Barrierefreiheitsfunktionen von Videokonferenzsystemen - eine Übersicht:
Funktion | Zoom | Webex | BigBlueButton | Microsoft Teams |
Automatische Untertitelung/Transkripte | + | + | - (manuelle Erstellung) | + |
Fixierbare Kacheln | + | + | + | + |
Bedienbarkeit mit Screenreader | + | O Einarbeitung nötig | + | + |
Tastaturbedienbarkeit, Shortcuts | + | + | O | + |
Anpassbare Darstellung | + | + | O | O |
Für Videokonferenzsysteme gilt, was auf viele Anwendungen mit Funktionen der erleichterten Bedienung zutrifft: Bei Updates ändert sich häufig die Anordnung der Funktionen, ohne dass darüber explizit informiert wird. Das erschwert insbesondere Nutzer*innen von Screenreadern und anderen assistiven Technologien die schnelle und intuitive Nutzung.
Hinweise zur barrierefreien Durchführung von Videokonferenzen
Auch die Hosts und die Teilnehmer*innen können viel dazu beitragen, dass Online-Veranstaltung barrierefrei ablaufen. Wir haben die wichtigsten Hinweise zusammengestellt.
Vorbereitung
- Aktivieren Sie die Funktion für die automatischen Untertitel und Transkripte.
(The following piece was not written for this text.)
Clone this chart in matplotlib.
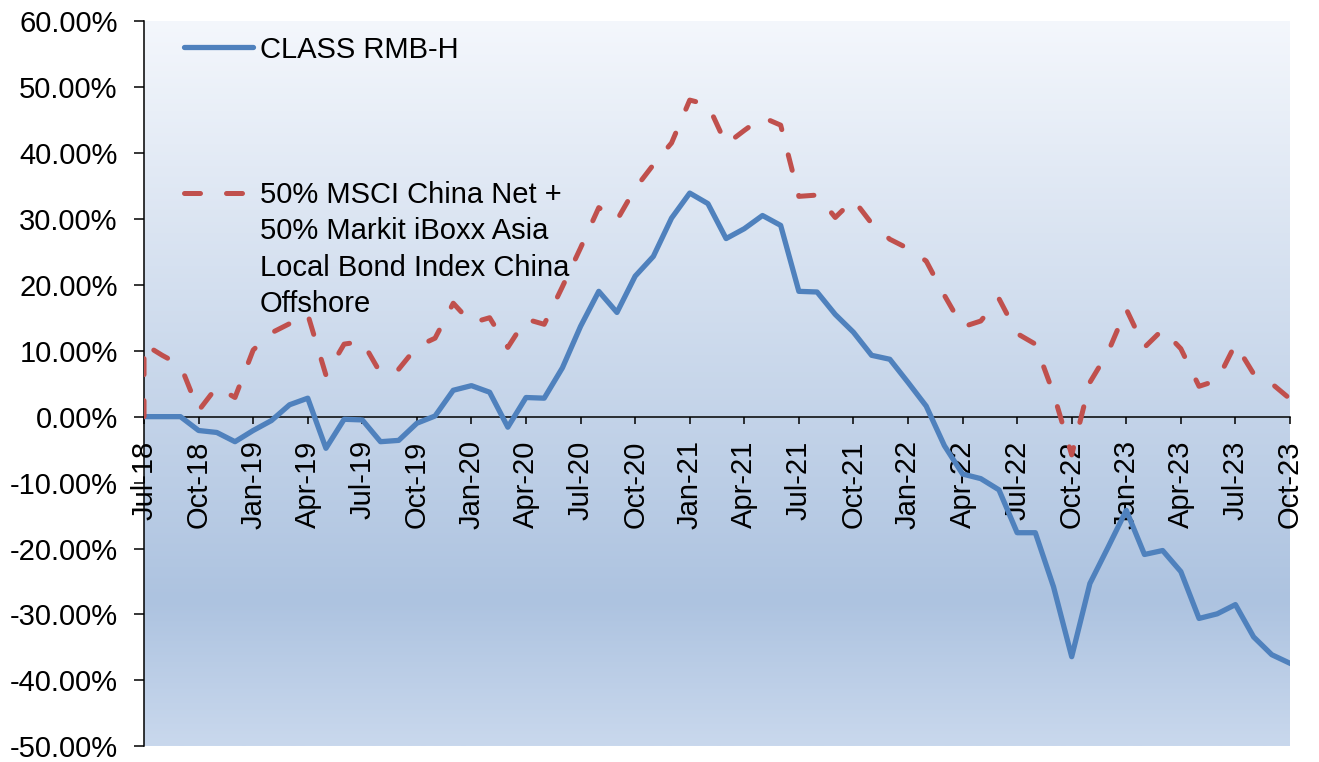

- Geben Sie den Teilnehmenden in der Einladung Hinweise zur Barrierefreiheit:
- Stellen Sie Präsentationen und andere Materialien, die in geteilten Bildschirmen verwendet werden, mehrere Tage vor der Veranstaltung in barrierefreier Form zur Verfügung.
- Informieren Sie über automatische Untertitel bzw. Transkripte und andere Unterstützungen,
z. B. Gebärdensprachdolmetscher*innen. - Fügen Sie einen Link zu Informationen zur Barrierefreiheit und den Shortcuts des Videokonferenzsystems bei, siehe Linkliste.
Während der Veranstaltung
- Legen Sie Regeln für die Kommunikation fest:
- Melden per Handzeichen-Funktion des Videokonferenzsystems, denn dann wird auch Screenreader-Nutzenden angesagt, wer spricht.
- Geben Sie den Teilnehmenden mehrere Möglichkeiten, sich zu beteiligen, durch Redebeiträge und die Nutzung des Chats.
- Sprecher*innen sollten zu Beginn zunächst ihren Namen nennen, damit alle Teilnehmenden wissen, wer spricht.
- Beobachten Sie den Chat regelmäßig und lesen Sie die Nachrichten vor, um sicherzustellen, dass alle über die Diskussion informiert sind.
- Achten Sie darauf, dass Ihre Videobild gut ausgeleuchtet ist (Licht von vorne, kein Fenster im Hintergrund).
- Achten Sie auf eine gute Tonqualität, nutzen Sie Headsets.
- Sprechen Sie deutlich und in moderatem Tempo
- Verbalisieren Sie die wichtigen Inhalte des geteilten Bildschirms. Geteilte Bildschirme sind für Screenreader-Nutzende nicht lesbar.
- Machen Sie bei längeren Sitzungen regelmäßig kurze Pausen, z.B. jede Stunde für 5 Minuten.
Nach der Veranstaltung
- Stellen Sie Transkripte zur Verfügung, wenn möglich.
- Bitten Sie die Teilnehmenden um Feedback zu etwaigen Barrieren und nutzen Sie diese Informationen, um zukünftige Sitzungen zu verbessern. Wenn Sie die Veranstaltung evaluieren, fügen Sie eine Frage zur Barrierefreiheit hinzu.